Nick Gehlfuss knows the value of struggle
Published 12:00 am Thursday, November 19, 2015
- Elizabeth Sisson / NBC via Tribune News ServiceNick Gehlfuss plays the chief ER resident on NBC’s “Chicago Med.” Gehlfuss spent many years broke in New York, questioning if acting was the right path for him.
BEVERLY HILLS, Calif. — Actor Nick Gehlfuss didn’t earn a master of fine arts degree for nothing. When he was a struggling actor in New York he had it all figured out — at least when it came to his stomach.
“This Italian restaurant, they had $1.75 spaghetti on Monday, Tuesday and Wednesday. I went there for dinner,” he said.
“Thursday, Friday, Saturday and Sunday, I played my guitar and sang for money at two Irish pubs and a couple restaurants. And they secured meals for me there. So I had all my dinners,” he said.
“The romance and struggle you find in all that,” he said. “And most people say that was the most exciting times in their lives. And how could it not be?”
Well, maybe. But this is a pretty exciting time for Gehlfuss as well. He’s costarring in NBC’s new “Chicago Med,” the latest spinoff of “Chicago Fire” and “Chicago P.D.” series.
He’s already ministered to the wounded on the latter shows, as a way of introducing some of the characters on the new series. In fact, Gehlfuss — whose mother and sister are both nurses — has been shadowing doctors at a local hospital memorizing their body language, bedside manner and gravitas.
“I’m literally able to walk around with these doctors, and I play a med student until I have to tell the patients I’m acting when they ask me to turn down the oxygen and check their pulse or apply the stethoscope.”
While things are blooming now, it wasn’t always so.

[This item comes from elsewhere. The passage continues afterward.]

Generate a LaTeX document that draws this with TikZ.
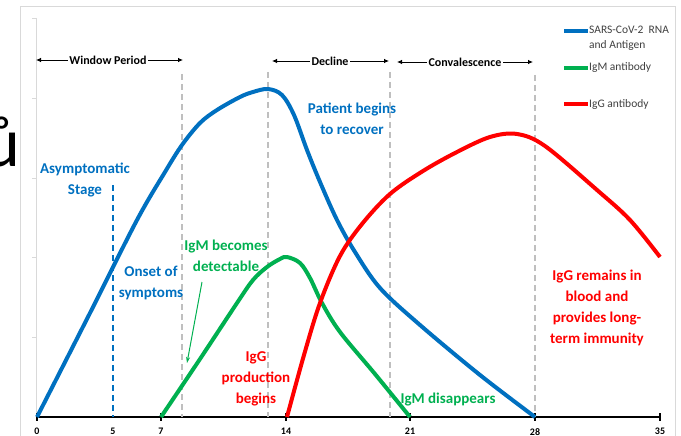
\documentclass[tikz,border=0pt]{standalone}
\usepackage{fontspec}
\setmainfont{Carlito}
\usetikzlibrary{arrows.meta}
\definecolor{rnablue}{HTML}{0070C0}
\definecolor{igmgreen}{HTML}{00B050}
\definecolor{iggred}{HTML}{FF0000}
\definecolor{framegray}{HTML}{D9D9D9}
\definecolor{dashgray}{HTML}{BFBFBF}
\definecolor{legendtext}{HTML}{404040}

\begin{document}
\begin{tikzpicture}
                [
                x=1pt, y=-1pt,
                curve/.style={line width=4pt, line join=round},
                period/.style={font=\fontsize{12}{14}\selectfont\bfseries, inner sep=1.5pt},
                periodarrow/.style={-{Latex[length=5pt,width=4.5pt]}, line width=0.8pt},
                phase/.style={dashgray, line width=1.5pt, dash pattern=on 6pt off 4pt},
                note/.style={font=\fontsize{15}{21}\selectfont\bfseries, align=center, anchor=base, inner sep=0pt},
                ticklabel/.style={font=\fontsize{10}{12}\selectfont\bfseries, anchor=north, inner sep=0pt},
                legendline/.style={line width=4pt},
                legendlabel/.style={font=\fontsize{11.5}{15}\selectfont, text=legendtext, anchor=base west, inner sep=0pt, align=left}
                ]
            \useasboundingbox (0,0) rectangle (681,436);
            \node[font=\fontsize{70}{80}\selectfont, anchor=base, inner sep=0pt] (cut) at (2,167) {ů};
            % chart frame and axes
            \draw[framegray] (20,436) -- (20,6) -- (675,6) -- (675,436);
            \draw[framegray] (36,18) -- (36,417);
            \foreach \y in {18,98,178,257,337}
                \draw[framegray] (32,\y) -- (36,\y);
            \draw[line width=1.8pt] (36,417) -- (661,417);
            \foreach \x in {37,161,286,410,535,660}
                \draw[line width=1.2pt] (\x,413) -- (\x,421);
            \foreach \x/\t in {37/0,113/5,161/7,286/14,410/21,535/28,660/35}
                \node[ticklabel] (t\t) at (\x,428) {\t};
            % phases
            \draw[phase] (182,74) -- (182,417);
            \draw[phase] (268,72) -- (268,417);
            \draw[phase] (390,72) -- (390,417);
            \draw[phase] (535,75) -- (535,417);
            \draw[rnablue, line width=1.3pt, dash pattern=on 6pt off 4pt] (113,185) -- (113,417);
            \node[period] (wp) at (108,60) {Window Period};
            \coordinate (wpL) at (36,60);
            \coordinate (wpR) at (183,60);
            \draw[periodarrow] (wp) -- (wpL);
            \draw[periodarrow] (wp) -- (wpR);
            \node[period] (dec) at (330,61) {Decline};
            \coordinate (decL) at (272,61);
            \coordinate (decR) at (389,61);
            \draw[periodarrow] (dec) -- (decL);
            \draw[periodarrow] (dec) -- (decR);
            \node[period] (conv) at (465,62) {Convalescence};
            \coordinate (convL) at (397,62);
            \coordinate (convR) at (533,62);
            \draw[periodarrow] (conv) -- (convL);
            \draw[periodarrow] (conv) -- (convR);
            % curves
            \draw[curve, rnablue] plot[smooth, tension=0.55] coordinates {(37,417) (90,313) (137,220) (165,172) (182,145) (200,123) (217,110) (240,97) (253,92) (268,89) (282,95) (294,115) (307,150) (320,182) (337,220) (355,252) (380,288) (420,325) (480,375) (535,417)};
            \draw[curve, igmgreen] plot[smooth, tension=0.55] coordinates {(161,417) (200,359) (237,303) (253,280) (267,267) (280,259) (287,257) (300,263) (310,278) (322,303) (340,332) (375,374) (410,417)};
            \draw[curve, iggred] plot[smooth, tension=0.55] coordinates {(287,417) (304,355) (320,303) (340,256) (362,224) (390,194) (423,171) (457,152) (490,137) (517,134) (545,146) (597,190) (630,220) (660,257)};
            % notes
            \node[note, rnablue] (asym) at (85,194) {Asymptomatic\\Stage};
            \node[note, rnablue] (recover) at (352,135) {Patient begins\\to recover};
            \node[note, rnablue] (onset) at (151,297) {Onset of\\symptoms};
            \node[note, igmgreen] (igmup) at (226,271) {IgM becomes\\detectable};
            \node[note, iggred] (iggstart) at (256,403) {IgG\\production\\begins};
            \node[note, igmgreen] (igmgone) at (448,403) {IgM disappears};
            \node[note, iggred] (igglong) at (597,343) {IgG remains in\\blood and\\provides long-\\term immunity};
            \coordinate (igmtail) at (202,282);
            \coordinate (igmtip) at (187,363);
            \draw[igmgreen, line width=1pt, -{Stealth[length=6pt,width=4pt]}] (igmtail) -- (igmtip);
            % legend
            \draw[legendline, rnablue] (564,31) -- (588,31);
            \draw[legendline, igmgreen] (564,68) -- (588,68);
            \draw[legendline, iggred] (564,104) -- (588,104);
            \node[legendlabel] (lgrna) at (589,49) {SARS-CoV-2~~RNA\\and Antigen};
            \node[legendlabel] (lgigm) at (589,71) {IgM antibody};
            \node[legendlabel] (lgigg) at (589,107) {IgG antibody};
            \end{tikzpicture}
\end{document}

When Gehlfuss left his home in Cleveland for New York he didn’t know a soul and wasn’t sure he’d spent seven years in higher education for the right reason.
“I hit rock bottom and was broke. I didn’t have any money. I’d been there for year and half … living by myself, and had no friends. In a city with 8 million people they say you can feel extremely lonely. No one’s going to make you work on yourself except you. So at one point I said, ‘Should I be doing this? Am I built for this?’ I was feeling pretty down,” he said.
“Now in hindsight I realize you have to get to that point. You should question everything you’re doing. What’s wrong with questioning it and really almost quitting?”
Two people sustained him. His manager, who stuck by him and the new woman in his life, Lilian Matsuda. She worked in hotel marketing and not only helped him emotionally, she aided financially. When he made the drastic move to L.A., she came with him, and now they’re both in Chicago, said Gehlfuss. He describes Lilian as an “angel” and they are engaged.
“If you don’t get to those (low) points, you don’t get a view from every angle you possibly can. So the darkness that we experience as an actor — hitting rock bottom and going all around and being thrown around like a rag doll — (it’s) the unpredictability that an actor I believe must embrace. Or it will force you to embrace.”
Gehlfuss, who’s costarred in “The Newsroom,” “Shameless” and “Longmire,” correlates his work to his life. “My personality is I enjoy constant change and mixing it up. I get bored too easily. With acting, you don’t. The thing I love about it the most is that becoming a better actor really means I’m becoming a better person.”
But what about the rejection actors experience? “If you want to look at it that way, rejection is a very negative word. If you put that in your mind, it doesn’t help you. It’s not helping. Because most of the time you have no idea why you couldn’t obtain a role,” he said.
“It could be because I have red hair. It could be because I’m 6-2 and not 6 foot,” he said.
He comes by that honestly because when he was a kid he was very outgoing. “I think I always wanted to be everyone’s friend,” he said.
“I didn’t have a core group of friends. When I was in college, I wasn’t in a fraternity or anything. I always wanted to jump around to all different types of cliques. I wanted to make people laugh, too. I’ve done mostly dramatic work, but I’d still love to do comedy at some point. I was not shy. As a child, I would go up to anybody, which probably worried my parents to a certain degree. I guess I just wanted to connect. That’s another thing about being an actor — not guaranteed — but for me it forced me to connect. In a world with technology and a lot of stuff going on, it reaffirms the power of connecting with someone.”